The search ignored all the words beginning with the letters "A" through to
"H," starting its output with "IN." A comparatively common word such as
"jumping" returned a K-F frequency of only 9, if I am reading the output
(0700200009040080000000000000000000000000000QV JUMPING||'dZVmpIN Q|),
correctly. Can you explain why all items were not returned, and whether or
not I am interpreting the data correctly?

3. I am doing psycholinguistic research using Japanese and English. I am
trying to locate a suitable database for Japanese word frequencies. NTT
Communication Science Laboratories have just put out what appears to be the
kind of thing that I'm looking for: their "Nihongo no Goi Tokusei" database
(Authors: Shigeaki Amano and Tadahisa Kondo), but the price is very
expensive - it consists of 11 manuals + 9 CD-ROMs at a total cost of 230,000
Yen, a price way beyond my pocket as a self-funded researcher.

Does anyone know of a database that I can use cheaply (preferably for
free!), perhaps in interactive database, or one that can be easily
downloaded from the Internet? I am looking for a database that I can perform
ITEM-driven (as opposed to feature/parameter driven) search with. That is to
say, a database that will allow me to perform word frequencies searches for
specific words - i.e. where I can feed a word in and ask the programme what
its frequency is a single lexical item, what its frequency is when computed
along with its related forms (e.g. beautiful, beauty, beauteous) etc.

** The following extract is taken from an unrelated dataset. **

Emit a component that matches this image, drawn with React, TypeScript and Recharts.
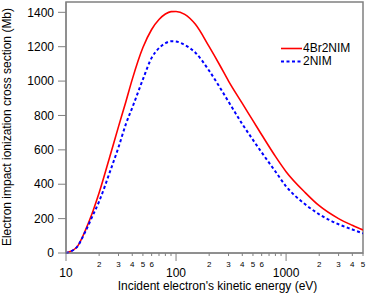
import React from 'react';
import { LineChart, Line, XAxis, YAxis, Legend, ReferenceArea } from 'recharts';

// incident electron energy (eV)
const energies = [10, 12.5, 15, 17.5, 20, 25, 30, 35, 40, 50, 60, 70, 80, 90, 100, 120, 150, 200, 250, 300, 400, 500, 600, 800, 1000, 1500, 2000, 3000, 4000, 5000];
// cross sections (Mb)
const br2nim = [0, 33, 132, 240, 350, 560, 735, 880, 1010, 1195, 1300, 1358, 1390, 1404, 1405, 1388, 1330, 1200, 1092, 1000, 870, 770, 688, 562, 473, 350, 275, 200, 161, 134];
const nim = [0, 33, 125, 218, 300, 470, 615, 750, 845, 1010, 1135, 1192, 1220, 1232, 1230, 1210, 1165, 1060, 963, 880, 750, 658, 585, 474, 388, 282, 225, 167, 137, 114];

const majorTicks = [10, 100, 1000];
const minorTicks = [20, 30, 40, 50, 60, 70, 80, 90, 200, 300, 400, 500, 600, 700, 800, 900, 2000, 3000, 4000, 5000];
const yTicks = [0, 200, 400, 600, 800, 1000, 1200, 1400];

const data = energies.map((e, i) => ({ e, br: br2nim[i], nim: nim[i] }));

const FONT = '"Liberation Sans", Arial, sans-serif';
const AXIS = '#808080';

const XTick = ({ x, y, payload }: any) => {
  const v = payload.value;
  const major = majorTicks.includes(v);
  const lead = Math.round(v / Math.pow(10, Math.floor(Math.log10(v) + 1e-9)));
  return (
    <g>
      <line x1={x} x2={x} y1={y} y2={y + (major ? 8 : 3)} stroke={AXIS} strokeWidth={1} />
      {major ? (
        <text x={x} y={y + 24} textAnchor="middle" fontSize={12} fontFamily={FONT} fill="#000">{v}</text>
      ) : lead <= 6 ? (
        <text x={x} y={y + 14} textAnchor="middle" fontSize={8} fontFamily={FONT} fill="#000">{lead}</text>
      ) : null}
    </g>
  );
};

const XTitle = ({ viewBox }: any) => (
  <text x={viewBox.x + viewBox.width / 2 + 3} y={viewBox.y + 37} textAnchor="middle" fontSize={12} fontFamily={FONT} fill="#000">
    Incident electron's kinetic energy (eV)
  </text>
);

const YTitle = ({ viewBox }: any) => {
  const cx = 11;
  const cy = viewBox.y + viewBox.height / 2 - 0.5;
  return (
    <text x={cx} y={cy} transform={`rotate(-90 ${cx} ${cy})`} textAnchor="middle" fontSize={12} fontFamily={FONT} fill="#000">
      Electron impact ionization cross section (Mb)
    </text>
  );
};

const LegendBox = () => (
  <div style={{ fontFamily: FONT, fontSize: 12, color: '#000', lineHeight: '13px' }}>
    <div style={{ display: 'flex', alignItems: 'center' }}>
      <svg width={22} height={13}><line x1={0} x2={21} y1={6.5} y2={6.5} stroke="#ff0000" strokeWidth={1.6} /></svg>
      <span>4Br2NIM</span>
    </div>
    <div style={{ display: 'flex', alignItems: 'center' }}>
      <svg width={22} height={13}><line x1={0} x2={21} y1={6.5} y2={6.5} stroke="#0000ff" strokeWidth={2} strokeDasharray="3 2.5" /></svg>
      <span>2NIM</span>
    </div>
  </div>
);

export default function App() {
  return (
    <div style={{ position: 'absolute', left: 0, top: 0, width: 366, height: 300, background: '#fff' }}>
      <LineChart width={366} height={300} data={data} margin={{ top: 2, right: 3, bottom: 0, left: 0 }}>
        <ReferenceArea x1={10} x2={5000} y1={0} y2={1460} fill="none" stroke={AXIS} strokeWidth={1.5} />
        <XAxis
          dataKey="e"
          type="number"
          scale="log"
          domain={[10, 5000]}
          allowDataOverflow
          ticks={[...majorTicks, ...minorTicks].sort((a, b) => a - b)}
          interval={0}
          tick={<XTick />}
          tickLine={false}
          tickSize={0}
          tickMargin={0}
          height={47}
          stroke={AXIS}
          label={<XTitle />}
        />
        <YAxis
          type="number"
          domain={[0, 1460]}
          ticks={yTicks}
          interval={0}
          width={66}
          tickSize={8}
          tickMargin={4}
          stroke={AXIS}
          tick={{ fill: '#000', fontSize: 12, fontFamily: FONT }}
          label={<YTitle />}
        />
        <Legend
          layout="vertical"
          align="center"
          verticalAlign="middle"
          content={<LegendBox />}
          wrapperStyle={{ top: 42, left: 281, width: 'auto', height: 'auto' }}
        />
        <Line type="monotone" dataKey="br" stroke="#ff0000" strokeWidth={1.6} dot={false} isAnimationActive={false} />
        <Line type="monotone" dataKey="nim" stroke="#0000ff" strokeWidth={2} strokeDasharray="3 2.5" dot={false} isAnimationActive={false} />
      </LineChart>
    </div>
  );
}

I tried writing to the people at CELEX (the psycholinguistic database
project at the Max Plank Institute at Nijmegen in the Netherlands). They
suggested having a look at the EDR corpus project, based on the Mainichi
and Nikkei newspaper corpora or the Real World Computing project, which has
resulted in an annotated Mainichi Shimbun paper corpus
(http://cl.aist-nara.ac.jp/lab/resource/resource.html and
http://cl.aist-nara.ac.jp/lab/resource/cdrom/Nikkei/NKS.html as well as
http://www.rwcp.or.jp/ on the RWCP), but all I was able to find was an
advertisement for a CD-ROM set that was almost, but not quite, as expensive
as the NTT set. Can anyone come up with any other suggestions?

Yours With Thanks,
Steve Henser

P. S. Is there anywhere that I can download a version of Kucera and Francis,
W.N. (1967). Computational Analysis of Present-Day American English.
Providence: Brown University Press?

Steve Henser,
174, Pennant Road,
Llanelli,
Carms. SA14 8HN
United Kingdom
Tel: 44-1554-753428
e-mail: Steve-Henser@msn.com